I can count syllables while walking. I lullaby babies.
He’s not taken my singing,
My generations in the South,
My ability to swim in the deep. Tread water indefinitely.
We don’t talk every day. We have coffee together on Mondays.
Now, as I watch my cat bat at a black pen on the kitchen table,
I know not to put my hand in the mix.If you ask me how my day is going, I might cry.
Margaret Simon, draft
To read how others in our group met the challenge:
Catherine Flynn at Reading to the Core
Linda Mitchell at A Word Edgewise
Heidi Mordhorst at My Juicy Little Universe
Molly Hogan at Nix the Comfort Zone
Margaret! I love the liquid feel of this, the paddling, the treading, the coffee, the tears. So many great lines:
“I can count syllables while walking. I lullaby babies….
We don’t talk every day. We have coffee together on Mondays….
If you ask me how my day is going, I might cry.”
A standing appointment with grief–oof–and that ending.
Gorgeous.
I woke up thinking I shouldn’t post this poem because I am not experiencing grief and yet, grief never really leaves us ever. We just fill up with other things and then boom, it hits you. Someone is missing. Thanks for this challenge.
Margaret, your last line really hit me. There have been days when I think everything is great, then suddenly there are tears. It’s like you said, grief never leaves us completely, and something unexpected and maybe totally unrelated can make us remember.
Love the phrase “I lullaby babies” – a perfect example of anthimeria (something I’ve done but didn’t realize was a thing!)
“Lullaby babies” really is a great phrase. And, boy, we all needed that “ability to swim in the deep” this last year and a half. Lovely work. (I see you are from New Iberia. Many years ago the entire eighth grade at my school in Miss. went to that area on a three-day field trip to visit Evangeline country. Still one of the most memorable trips of my life!)

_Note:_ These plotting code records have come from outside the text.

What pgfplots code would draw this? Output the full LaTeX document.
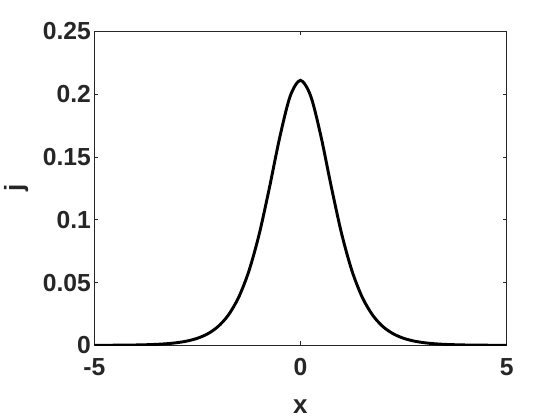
\documentclass[border=0pt]{standalone}
\usepackage{fontspec}
\setmainfont{Liberation Sans}
\usepackage{pgfplots}
\pgfplotsset{compat=1.18}
\definecolor{axgray}{rgb}{0.15,0.15,0.15}
\begin{document}
\begin{tikzpicture}
\path[use as bounding box] (-70.7pt,-56pt) rectangle (349.3pt,259pt);
\begin{axis}[
  at={(0,0)}, anchor=south west,
  scale only axis,
  width=309.3pt, height=235.5pt,
  xmin=-5, xmax=5, ymin=0, ymax=0.25,
  xtick={-5,0,5}, xticklabels={-5,0,5},
  ytick={0,0.05,0.1,0.15,0.2,0.25},
  yticklabels={0,0.05,0.1,0.15,0.2,0.25},
  tick align=inside,
  major tick length=3pt,
  axis line style={axgray, line width=0.7pt},
  every tick/.style={axgray, line width=0.6pt},
  tick label style={font=\fontsize{18.5}{20}\selectfont\bfseries, text=axgray},
  yticklabel style={xshift=1pt},
  xticklabel style={yshift=-6pt},
  label style={font=\fontsize{19.5}{22}\selectfont\bfseries, text=axgray},
  xlabel={x}, ylabel={j},
  xlabel style={yshift=-11pt},
  ylabel style={yshift=4pt},
]
\addplot[black, line width=2.2pt, smooth] coordinates {
  (-5,0.00004) (-4.75,0.00006) (-4.5,0.00010) (-4.25,0.00017)
  (-4,0.00028) (-3.75,0.00047) (-3.5,0.00077) (-3.25,0.00126)
  (-3,0.00208) (-2.75,0.00342) (-2.5,0.00561) (-2.25,0.00917)
  (-2,0.01491) (-1.75,0.02401) (-1.5,0.03813) (-1.25,0.05917)
  (-1,0.08861) (-0.75,0.12588) (-0.5,0.16594) (-0.25,0.19834)
  (0,0.2110)
  (0.25,0.19834) (0.5,0.16594) (0.75,0.12588) (1,0.08861)
  (1.25,0.05917) (1.5,0.03813) (1.75,0.02401) (2,0.01491)
  (2.25,0.00917) (2.5,0.00561) (2.75,0.00342) (3,0.00208)
  (3.25,0.00126) (3.5,0.00077) (3.75,0.00047) (4,0.00028)
  (4.25,0.00017) (4.5,0.00010) (4.75,0.00006) (5,0.00004)
};
\end{axis}
\end{tikzpicture}
\end{document}
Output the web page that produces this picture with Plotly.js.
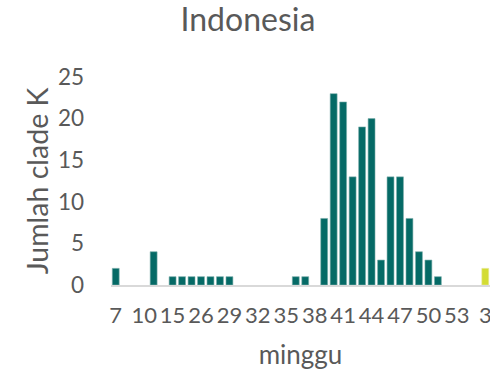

Like Heidi, I love all the water imagery in your poem and the strength it implies. Your last line captures the truth of our lives at the moment, I’m afraid. Well done, Margaret!
ooooh. Your details are so real. so specific that I feel like I understand them. I appreciate the nod to “southern” — I don’t know why. I think it’s because I like differences up against universal. What’s that? Paradox? Dichotomy? The idea of being still on the surface of the water while paddling fiercely underneath is really strong in this….and then the last line. Wow. Great take on this prompt!
I didn’t know the term ‘anthimeria” but now know it’s everywhere, isn’t it? I like your “I lullaby babies” so much, Margaret, & the details of your life, connecting the ‘what’ of ‘who’ you are. It’s a beautiful response to the challenge.
Margaret, it was fun to learn a new word today–anthimeria. And your great examples of it.
I like in your comment to Heidi that you mention grief never leaving, but holding back awhile and then to be overcome with it at a moment’s memory. This line stands out to me, the power of standing up to grief: “He’s not taken my singing,”
Margaret, this is stunning. And the ending made me tear up. Wow.
Oh, that last line got me, Margaret. ME TOO.
I love how your sharing poem moves smoothly from thought to thought without a hiccup. And what your holding onto in your middle, what “He’s not taken –and your emotion filled ending, “If you ask me how my day is going, I might cry.” Beautiful, Margaret, thanks!
Wow. This one is for the ages. Sympathy with you in your Grief. And shedding with you, in those” how’s the day going?” tears. Xo
Wow! You really rocked the anthimera here, Margaret, and I love the strength of that line “He’s not taken my singing.” You’ve woven a complex picture here with such strong images. What a great response to the prompt!
Your second line, and your last. Wow.
And also, the fact that write this not from a place of active grief, but from the fact that “grief never really leaves us ever.” #truth
This is beautiful, so contemplative. I love this line: “How my surface-body is still while I paddle fiercely.” How beautifully this expresses the act of coping …
Thank you for sharing this.
Such an interesting poem and I got caught up thinking about what grief doesn’t know. I liked especially the line “We don’t talk everyday. We have coffee together on Mondays.” Lovely details.